**Provided records:**

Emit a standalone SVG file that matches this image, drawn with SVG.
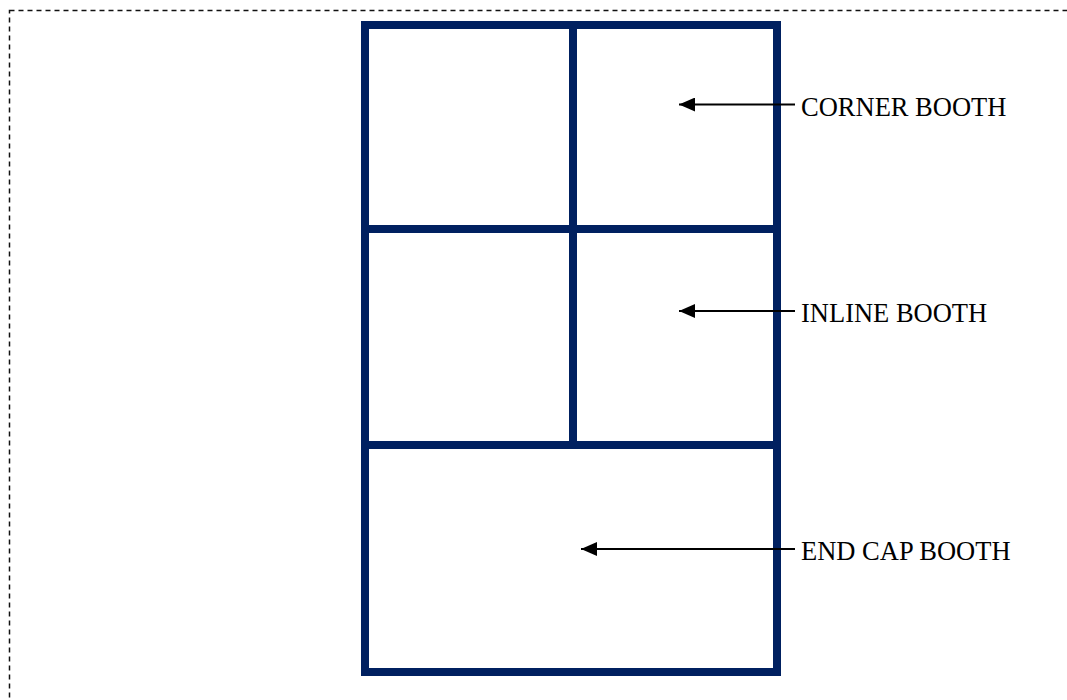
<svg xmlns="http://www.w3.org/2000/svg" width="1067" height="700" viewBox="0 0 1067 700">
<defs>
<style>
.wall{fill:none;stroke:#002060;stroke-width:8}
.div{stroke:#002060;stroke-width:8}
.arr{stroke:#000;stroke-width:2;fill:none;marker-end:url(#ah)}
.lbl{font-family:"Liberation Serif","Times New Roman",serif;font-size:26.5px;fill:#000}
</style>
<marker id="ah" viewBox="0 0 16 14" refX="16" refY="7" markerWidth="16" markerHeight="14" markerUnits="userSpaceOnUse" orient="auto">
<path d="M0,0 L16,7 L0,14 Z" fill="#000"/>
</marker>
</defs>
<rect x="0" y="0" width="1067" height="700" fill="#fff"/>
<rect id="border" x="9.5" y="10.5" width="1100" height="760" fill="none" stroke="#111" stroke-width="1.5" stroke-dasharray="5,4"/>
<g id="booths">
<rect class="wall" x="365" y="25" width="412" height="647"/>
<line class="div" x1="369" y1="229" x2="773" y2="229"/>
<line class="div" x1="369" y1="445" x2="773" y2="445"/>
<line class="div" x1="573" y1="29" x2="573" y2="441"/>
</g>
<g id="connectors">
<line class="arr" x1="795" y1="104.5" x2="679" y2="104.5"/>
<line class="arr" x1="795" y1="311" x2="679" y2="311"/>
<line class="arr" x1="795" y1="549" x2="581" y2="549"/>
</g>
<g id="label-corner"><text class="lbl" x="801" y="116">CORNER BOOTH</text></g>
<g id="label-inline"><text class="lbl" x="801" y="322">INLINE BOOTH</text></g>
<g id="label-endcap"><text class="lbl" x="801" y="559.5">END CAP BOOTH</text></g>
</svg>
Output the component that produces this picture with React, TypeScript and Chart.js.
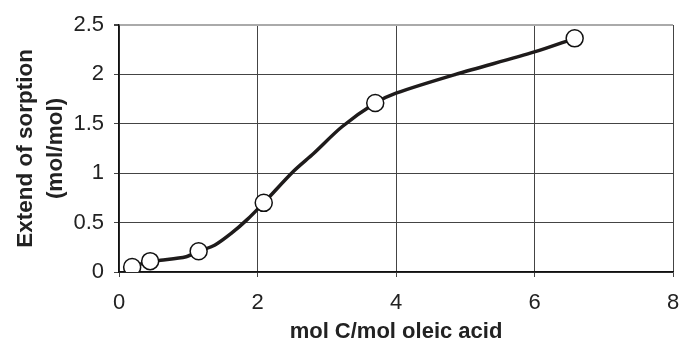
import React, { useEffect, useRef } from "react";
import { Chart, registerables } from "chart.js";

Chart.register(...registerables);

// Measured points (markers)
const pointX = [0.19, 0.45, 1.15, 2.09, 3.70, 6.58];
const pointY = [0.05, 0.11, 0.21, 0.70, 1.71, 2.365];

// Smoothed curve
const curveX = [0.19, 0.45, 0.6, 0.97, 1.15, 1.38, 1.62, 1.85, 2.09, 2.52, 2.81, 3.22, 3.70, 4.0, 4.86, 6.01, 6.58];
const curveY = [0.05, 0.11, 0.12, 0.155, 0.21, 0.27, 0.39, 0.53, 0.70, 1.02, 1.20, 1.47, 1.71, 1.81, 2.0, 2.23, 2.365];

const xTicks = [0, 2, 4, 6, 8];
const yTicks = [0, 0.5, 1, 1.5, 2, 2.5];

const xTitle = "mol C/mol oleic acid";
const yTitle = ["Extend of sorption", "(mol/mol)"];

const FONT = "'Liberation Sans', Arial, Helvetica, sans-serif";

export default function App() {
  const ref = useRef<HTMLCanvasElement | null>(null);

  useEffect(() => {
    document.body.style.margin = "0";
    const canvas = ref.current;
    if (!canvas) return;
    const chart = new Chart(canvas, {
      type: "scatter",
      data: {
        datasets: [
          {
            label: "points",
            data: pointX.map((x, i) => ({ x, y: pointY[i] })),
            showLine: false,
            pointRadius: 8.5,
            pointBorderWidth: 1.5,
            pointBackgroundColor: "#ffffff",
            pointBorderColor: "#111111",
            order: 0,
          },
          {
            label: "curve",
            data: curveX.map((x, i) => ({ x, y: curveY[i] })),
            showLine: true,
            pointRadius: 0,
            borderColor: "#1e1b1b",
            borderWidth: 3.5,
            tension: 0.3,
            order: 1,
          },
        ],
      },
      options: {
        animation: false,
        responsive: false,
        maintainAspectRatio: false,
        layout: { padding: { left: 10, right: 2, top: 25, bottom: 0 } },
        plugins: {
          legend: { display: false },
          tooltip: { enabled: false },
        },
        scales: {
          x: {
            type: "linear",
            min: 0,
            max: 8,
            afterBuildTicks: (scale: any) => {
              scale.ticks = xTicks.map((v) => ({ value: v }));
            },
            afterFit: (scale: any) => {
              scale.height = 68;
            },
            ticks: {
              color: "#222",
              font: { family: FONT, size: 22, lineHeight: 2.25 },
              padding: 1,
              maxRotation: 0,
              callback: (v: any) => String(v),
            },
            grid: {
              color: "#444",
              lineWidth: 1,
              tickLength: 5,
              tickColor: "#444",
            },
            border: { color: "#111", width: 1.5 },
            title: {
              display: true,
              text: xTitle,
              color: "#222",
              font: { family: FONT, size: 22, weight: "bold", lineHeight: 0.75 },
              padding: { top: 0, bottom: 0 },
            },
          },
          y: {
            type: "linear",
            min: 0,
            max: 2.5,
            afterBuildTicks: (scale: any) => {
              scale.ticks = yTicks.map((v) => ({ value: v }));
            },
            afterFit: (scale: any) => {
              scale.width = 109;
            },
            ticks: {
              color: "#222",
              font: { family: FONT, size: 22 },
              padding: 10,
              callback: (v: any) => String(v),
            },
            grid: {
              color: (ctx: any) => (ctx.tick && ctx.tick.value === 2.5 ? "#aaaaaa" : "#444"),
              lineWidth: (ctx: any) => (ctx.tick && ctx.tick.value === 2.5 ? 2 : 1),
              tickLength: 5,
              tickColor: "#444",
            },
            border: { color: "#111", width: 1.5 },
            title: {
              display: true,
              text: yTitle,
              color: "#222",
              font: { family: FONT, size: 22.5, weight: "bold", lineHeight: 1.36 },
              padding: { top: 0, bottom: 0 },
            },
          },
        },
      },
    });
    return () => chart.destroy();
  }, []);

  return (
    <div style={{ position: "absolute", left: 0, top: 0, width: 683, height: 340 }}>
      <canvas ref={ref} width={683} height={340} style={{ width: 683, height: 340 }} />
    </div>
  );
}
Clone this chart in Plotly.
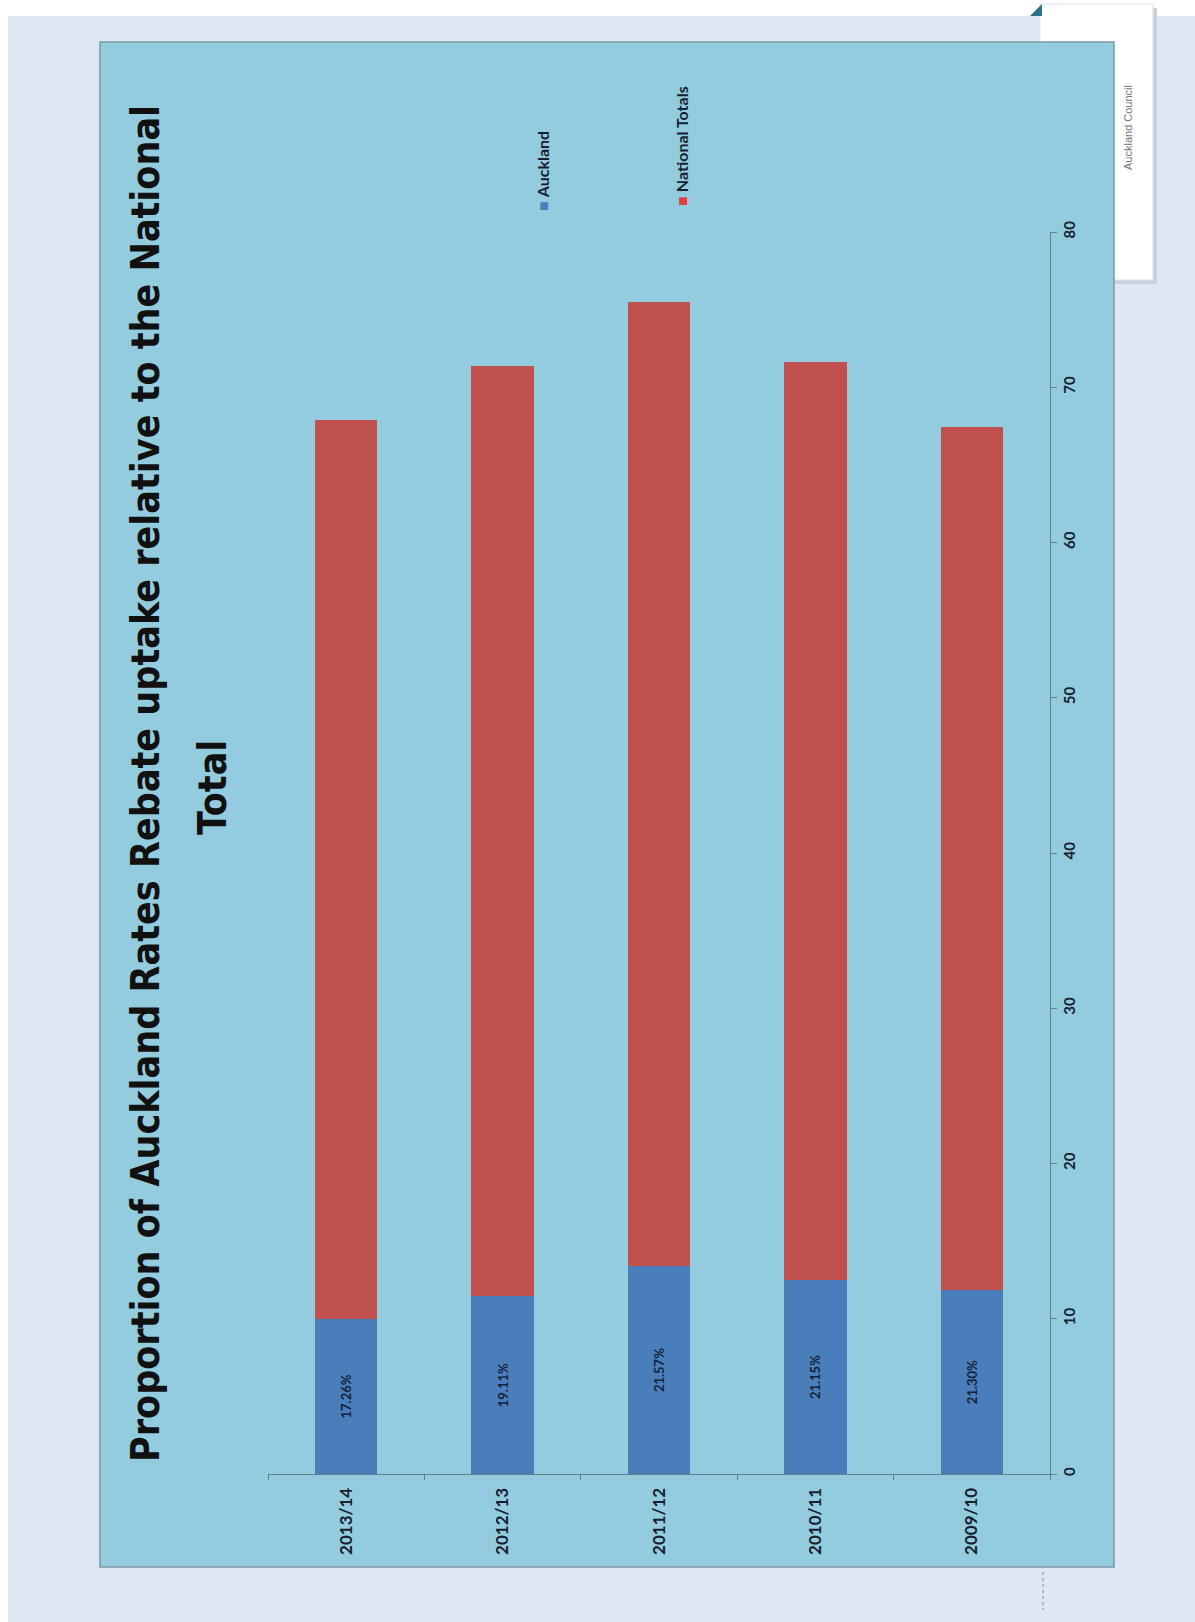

**Instructions to follow:**
Do not include images; quote all of the entries above exactly.

**Right answer:**
Emit a standalone SVG file that matches this image, drawn with SVG.
<svg xmlns="http://www.w3.org/2000/svg" width="1067" height="700" viewBox="0 0 1067 700">
<defs>
<style>
.wall{fill:none;stroke:#002060;stroke-width:8}
.div{stroke:#002060;stroke-width:8}
.arr{stroke:#000;stroke-width:2;fill:none;marker-end:url(#ah)}
.lbl{font-family:"Liberation Serif","Times New Roman",serif;font-size:26.5px;fill:#000}
</style>
<marker id="ah" viewBox="0 0 16 14" refX="16" refY="7" markerWidth="16" markerHeight="14" markerUnits="userSpaceOnUse" orient="auto">
<path d="M0,0 L16,7 L0,14 Z" fill="#000"/>
</marker>
</defs>
<rect x="0" y="0" width="1067" height="700" fill="#fff"/>
<rect id="border" x="9.5" y="10.5" width="1100" height="760" fill="none" stroke="#111" stroke-width="1.5" stroke-dasharray="5,4"/>
<g id="booths">
<rect class="wall" x="365" y="25" width="412" height="647"/>
<line class="div" x1="369" y1="229" x2="773" y2="229"/>
<line class="div" x1="369" y1="445" x2="773" y2="445"/>
<line class="div" x1="573" y1="29" x2="573" y2="441"/>
</g>
<g id="connectors">
<line class="arr" x1="795" y1="104.5" x2="679" y2="104.5"/>
<line class="arr" x1="795" y1="311" x2="679" y2="311"/>
<line class="arr" x1="795" y1="549" x2="581" y2="549"/>
</g>
<g id="label-corner"><text class="lbl" x="801" y="116">CORNER BOOTH</text></g>
<g id="label-inline"><text class="lbl" x="801" y="322">INLINE BOOTH</text></g>
<g id="label-endcap"><text class="lbl" x="801" y="559.5">END CAP BOOTH</text></g>
</svg>
Output the component that produces this picture with React, TypeScript and Chart.js.
import React, { useEffect, useRef } from "react";
import { Chart, registerables } from "chart.js";

Chart.register(...registerables);

// Measured points (markers)
const pointX = [0.19, 0.45, 1.15, 2.09, 3.70, 6.58];
const pointY = [0.05, 0.11, 0.21, 0.70, 1.71, 2.365];

// Smoothed curve
const curveX = [0.19, 0.45, 0.6, 0.97, 1.15, 1.38, 1.62, 1.85, 2.09, 2.52, 2.81, 3.22, 3.70, 4.0, 4.86, 6.01, 6.58];
const curveY = [0.05, 0.11, 0.12, 0.155, 0.21, 0.27, 0.39, 0.53, 0.70, 1.02, 1.20, 1.47, 1.71, 1.81, 2.0, 2.23, 2.365];

const xTicks = [0, 2, 4, 6, 8];
const yTicks = [0, 0.5, 1, 1.5, 2, 2.5];

const xTitle = "mol C/mol oleic acid";
const yTitle = ["Extend of sorption", "(mol/mol)"];

const FONT = "'Liberation Sans', Arial, Helvetica, sans-serif";

export default function App() {
  const ref = useRef<HTMLCanvasElement | null>(null);

  useEffect(() => {
    document.body.style.margin = "0";
    const canvas = ref.current;
    if (!canvas) return;
    const chart = new Chart(canvas, {
      type: "scatter",
      data: {
        datasets: [
          {
            label: "points",
            data: pointX.map((x, i) => ({ x, y: pointY[i] })),
            showLine: false,
            pointRadius: 8.5,
            pointBorderWidth: 1.5,
            pointBackgroundColor: "#ffffff",
            pointBorderColor: "#111111",
            order: 0,
          },
          {
            label: "curve",
            data: curveX.map((x, i) => ({ x, y: curveY[i] })),
            showLine: true,
            pointRadius: 0,
            borderColor: "#1e1b1b",
            borderWidth: 3.5,
            tension: 0.3,
            order: 1,
          },
        ],
      },
      options: {
        animation: false,
        responsive: false,
        maintainAspectRatio: false,
        layout: { padding: { left: 10, right: 2, top: 25, bottom: 0 } },
        plugins: {
          legend: { display: false },
          tooltip: { enabled: false },
        },
        scales: {
          x: {
            type: "linear",
            min: 0,
            max: 8,
            afterBuildTicks: (scale: any) => {
              scale.ticks = xTicks.map((v) => ({ value: v }));
            },
            afterFit: (scale: any) => {
              scale.height = 68;
            },
            ticks: {
              color: "#222",
              font: { family: FONT, size: 22, lineHeight: 2.25 },
              padding: 1,
              maxRotation: 0,
              callback: (v: any) => String(v),
            },
            grid: {
              color: "#444",
              lineWidth: 1,
              tickLength: 5,
              tickColor: "#444",
            },
            border: { color: "#111", width: 1.5 },
            title: {
              display: true,
              text: xTitle,
              color: "#222",
              font: { family: FONT, size: 22, weight: "bold", lineHeight: 0.75 },
              padding: { top: 0, bottom: 0 },
            },
          },
          y: {
            type: "linear",
            min: 0,
            max: 2.5,
            afterBuildTicks: (scale: any) => {
              scale.ticks = yTicks.map((v) => ({ value: v }));
            },
            afterFit: (scale: any) => {
              scale.width = 109;
            },
            ticks: {
              color: "#222",
              font: { family: FONT, size: 22 },
              padding: 10,
              callback: (v: any) => String(v),
            },
            grid: {
              color: (ctx: any) => (ctx.tick && ctx.tick.value === 2.5 ? "#aaaaaa" : "#444"),
              lineWidth: (ctx: any) => (ctx.tick && ctx.tick.value === 2.5 ? 2 : 1),
              tickLength: 5,
              tickColor: "#444",
            },
            border: { color: "#111", width: 1.5 },
            title: {
              display: true,
              text: yTitle,
              color: "#222",
              font: { family: FONT, size: 22.5, weight: "bold", lineHeight: 1.36 },
              padding: { top: 0, bottom: 0 },
            },
          },
        },
      },
    });
    return () => chart.destroy();
  }, []);

  return (
    <div style={{ position: "absolute", left: 0, top: 0, width: 683, height: 340 }}>
      <canvas ref={ref} width={683} height={340} style={{ width: 683, height: 340 }} />
    </div>
  );
}
Clone this chart in Plotly.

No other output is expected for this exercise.